Work to do
Return only the lines from the top of the material through the line marked by "n_obs = 1000", unaltered.

Supplied data

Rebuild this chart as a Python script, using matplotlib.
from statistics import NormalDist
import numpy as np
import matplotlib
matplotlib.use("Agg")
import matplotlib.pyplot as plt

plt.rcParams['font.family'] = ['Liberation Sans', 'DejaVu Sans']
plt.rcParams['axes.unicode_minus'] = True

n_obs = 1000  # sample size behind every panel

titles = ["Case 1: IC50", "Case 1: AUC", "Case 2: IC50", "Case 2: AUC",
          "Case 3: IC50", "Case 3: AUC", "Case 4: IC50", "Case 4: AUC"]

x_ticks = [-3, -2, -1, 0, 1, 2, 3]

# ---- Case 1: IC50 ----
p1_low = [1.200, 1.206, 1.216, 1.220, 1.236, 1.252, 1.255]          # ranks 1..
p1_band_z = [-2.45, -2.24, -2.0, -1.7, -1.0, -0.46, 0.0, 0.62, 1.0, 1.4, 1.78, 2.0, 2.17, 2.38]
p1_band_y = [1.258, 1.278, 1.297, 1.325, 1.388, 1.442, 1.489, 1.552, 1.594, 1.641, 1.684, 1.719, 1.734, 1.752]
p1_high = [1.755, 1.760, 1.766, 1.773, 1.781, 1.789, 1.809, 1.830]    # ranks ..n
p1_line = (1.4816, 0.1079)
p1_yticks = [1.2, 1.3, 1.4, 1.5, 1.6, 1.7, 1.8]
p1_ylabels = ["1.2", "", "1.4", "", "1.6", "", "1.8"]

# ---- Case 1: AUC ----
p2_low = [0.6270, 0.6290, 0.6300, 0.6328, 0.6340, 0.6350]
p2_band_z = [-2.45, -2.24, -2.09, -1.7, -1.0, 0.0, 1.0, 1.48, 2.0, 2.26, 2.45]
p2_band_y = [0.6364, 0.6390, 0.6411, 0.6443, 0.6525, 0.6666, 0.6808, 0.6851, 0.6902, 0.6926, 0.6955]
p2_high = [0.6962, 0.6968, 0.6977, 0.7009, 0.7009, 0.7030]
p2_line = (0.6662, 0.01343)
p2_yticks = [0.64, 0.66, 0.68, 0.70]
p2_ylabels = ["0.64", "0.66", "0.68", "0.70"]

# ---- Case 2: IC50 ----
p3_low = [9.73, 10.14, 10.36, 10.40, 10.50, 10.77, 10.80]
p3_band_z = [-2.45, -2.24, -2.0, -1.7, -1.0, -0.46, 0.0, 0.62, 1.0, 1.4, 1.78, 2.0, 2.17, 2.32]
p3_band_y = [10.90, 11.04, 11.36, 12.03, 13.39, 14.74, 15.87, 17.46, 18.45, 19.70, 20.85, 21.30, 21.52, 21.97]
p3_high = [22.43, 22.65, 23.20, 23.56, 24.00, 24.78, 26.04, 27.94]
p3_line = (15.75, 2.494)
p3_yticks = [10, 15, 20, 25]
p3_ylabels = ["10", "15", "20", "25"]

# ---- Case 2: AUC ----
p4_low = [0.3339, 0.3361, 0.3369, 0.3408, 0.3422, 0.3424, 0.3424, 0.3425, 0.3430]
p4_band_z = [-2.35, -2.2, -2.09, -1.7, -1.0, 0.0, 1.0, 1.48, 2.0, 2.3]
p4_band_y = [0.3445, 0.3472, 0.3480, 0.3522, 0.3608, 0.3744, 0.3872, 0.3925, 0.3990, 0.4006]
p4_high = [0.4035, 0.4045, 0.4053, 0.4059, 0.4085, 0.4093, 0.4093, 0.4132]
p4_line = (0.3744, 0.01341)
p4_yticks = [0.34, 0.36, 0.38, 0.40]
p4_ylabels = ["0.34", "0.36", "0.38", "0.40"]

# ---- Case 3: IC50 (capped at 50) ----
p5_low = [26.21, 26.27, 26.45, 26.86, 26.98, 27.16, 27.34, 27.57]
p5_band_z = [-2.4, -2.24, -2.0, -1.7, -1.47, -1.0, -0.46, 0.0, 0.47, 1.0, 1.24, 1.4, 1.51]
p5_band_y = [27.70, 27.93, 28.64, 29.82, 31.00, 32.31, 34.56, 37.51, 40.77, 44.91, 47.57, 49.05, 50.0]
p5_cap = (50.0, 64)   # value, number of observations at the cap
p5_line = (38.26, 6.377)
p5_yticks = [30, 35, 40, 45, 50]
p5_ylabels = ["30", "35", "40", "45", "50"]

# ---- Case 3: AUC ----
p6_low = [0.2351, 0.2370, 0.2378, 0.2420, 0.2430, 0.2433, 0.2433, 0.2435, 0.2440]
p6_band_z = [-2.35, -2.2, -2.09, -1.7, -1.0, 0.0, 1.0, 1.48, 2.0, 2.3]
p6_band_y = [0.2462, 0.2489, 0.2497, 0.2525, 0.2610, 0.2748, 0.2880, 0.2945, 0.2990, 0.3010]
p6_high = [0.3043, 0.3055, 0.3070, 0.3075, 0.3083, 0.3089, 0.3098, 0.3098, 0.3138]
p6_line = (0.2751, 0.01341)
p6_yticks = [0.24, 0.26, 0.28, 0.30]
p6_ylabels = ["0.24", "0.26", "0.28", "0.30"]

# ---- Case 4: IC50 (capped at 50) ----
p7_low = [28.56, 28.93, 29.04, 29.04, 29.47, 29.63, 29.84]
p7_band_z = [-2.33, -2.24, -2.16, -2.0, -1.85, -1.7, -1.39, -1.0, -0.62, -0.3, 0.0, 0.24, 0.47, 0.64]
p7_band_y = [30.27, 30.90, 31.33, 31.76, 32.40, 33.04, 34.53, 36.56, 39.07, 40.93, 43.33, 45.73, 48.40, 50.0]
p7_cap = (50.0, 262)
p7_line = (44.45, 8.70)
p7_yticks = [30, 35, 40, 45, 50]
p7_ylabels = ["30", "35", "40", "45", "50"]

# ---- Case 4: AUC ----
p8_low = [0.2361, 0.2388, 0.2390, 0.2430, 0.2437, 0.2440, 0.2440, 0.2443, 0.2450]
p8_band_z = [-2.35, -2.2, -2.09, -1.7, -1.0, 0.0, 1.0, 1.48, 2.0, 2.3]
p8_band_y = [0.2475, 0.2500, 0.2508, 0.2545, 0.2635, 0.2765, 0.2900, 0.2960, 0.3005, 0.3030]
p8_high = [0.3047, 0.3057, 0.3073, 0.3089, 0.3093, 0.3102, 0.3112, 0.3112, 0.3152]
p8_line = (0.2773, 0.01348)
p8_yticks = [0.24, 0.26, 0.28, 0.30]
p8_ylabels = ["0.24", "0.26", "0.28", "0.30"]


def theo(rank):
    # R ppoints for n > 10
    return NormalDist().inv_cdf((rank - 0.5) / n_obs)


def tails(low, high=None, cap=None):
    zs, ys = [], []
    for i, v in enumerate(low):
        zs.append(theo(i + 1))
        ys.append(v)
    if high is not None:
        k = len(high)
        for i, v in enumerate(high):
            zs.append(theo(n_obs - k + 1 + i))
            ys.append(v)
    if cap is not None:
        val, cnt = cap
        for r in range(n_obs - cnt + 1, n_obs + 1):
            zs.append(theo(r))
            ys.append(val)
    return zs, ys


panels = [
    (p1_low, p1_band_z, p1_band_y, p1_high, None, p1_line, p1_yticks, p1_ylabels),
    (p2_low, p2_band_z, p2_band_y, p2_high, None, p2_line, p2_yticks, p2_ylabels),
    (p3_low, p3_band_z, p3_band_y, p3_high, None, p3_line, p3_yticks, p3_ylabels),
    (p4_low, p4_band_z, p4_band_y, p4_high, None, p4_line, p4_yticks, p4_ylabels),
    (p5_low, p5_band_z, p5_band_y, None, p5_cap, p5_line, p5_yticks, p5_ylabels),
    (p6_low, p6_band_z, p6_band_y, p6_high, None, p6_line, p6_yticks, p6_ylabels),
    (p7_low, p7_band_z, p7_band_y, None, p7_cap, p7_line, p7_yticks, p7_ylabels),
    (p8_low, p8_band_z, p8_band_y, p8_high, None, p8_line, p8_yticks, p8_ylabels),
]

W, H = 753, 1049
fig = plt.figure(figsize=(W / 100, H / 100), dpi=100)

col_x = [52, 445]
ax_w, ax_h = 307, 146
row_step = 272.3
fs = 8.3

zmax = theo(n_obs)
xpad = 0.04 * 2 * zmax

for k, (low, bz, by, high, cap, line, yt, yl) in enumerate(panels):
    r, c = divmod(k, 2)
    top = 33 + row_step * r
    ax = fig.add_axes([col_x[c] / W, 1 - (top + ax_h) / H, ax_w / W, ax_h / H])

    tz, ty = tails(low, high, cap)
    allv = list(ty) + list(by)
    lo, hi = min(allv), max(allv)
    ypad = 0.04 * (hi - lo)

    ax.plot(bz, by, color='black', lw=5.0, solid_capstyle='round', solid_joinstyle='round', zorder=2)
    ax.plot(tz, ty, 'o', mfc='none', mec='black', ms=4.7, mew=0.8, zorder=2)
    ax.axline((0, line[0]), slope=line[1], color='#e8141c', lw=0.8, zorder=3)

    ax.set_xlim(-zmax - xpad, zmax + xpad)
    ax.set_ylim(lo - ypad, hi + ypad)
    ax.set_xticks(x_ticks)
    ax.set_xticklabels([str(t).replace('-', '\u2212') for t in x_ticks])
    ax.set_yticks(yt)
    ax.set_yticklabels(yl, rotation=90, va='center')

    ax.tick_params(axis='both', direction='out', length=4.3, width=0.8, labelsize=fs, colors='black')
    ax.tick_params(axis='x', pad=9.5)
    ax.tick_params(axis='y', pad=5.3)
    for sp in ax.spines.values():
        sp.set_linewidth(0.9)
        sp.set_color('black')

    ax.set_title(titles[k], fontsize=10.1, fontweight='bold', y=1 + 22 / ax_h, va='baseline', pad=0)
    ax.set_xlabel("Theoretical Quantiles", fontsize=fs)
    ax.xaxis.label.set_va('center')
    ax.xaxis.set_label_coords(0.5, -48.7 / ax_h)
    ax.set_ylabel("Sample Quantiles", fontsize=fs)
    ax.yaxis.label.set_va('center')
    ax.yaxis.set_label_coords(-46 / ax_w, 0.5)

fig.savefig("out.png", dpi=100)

Full answer
Rebuild this chart as a Python script, using matplotlib.
from statistics import NormalDist
import numpy as np
import matplotlib
matplotlib.use("Agg")
import matplotlib.pyplot as plt

plt.rcParams['font.family'] = ['Liberation Sans', 'DejaVu Sans']
plt.rcParams['axes.unicode_minus'] = True

n_obs = 1000  # sample size behind every panel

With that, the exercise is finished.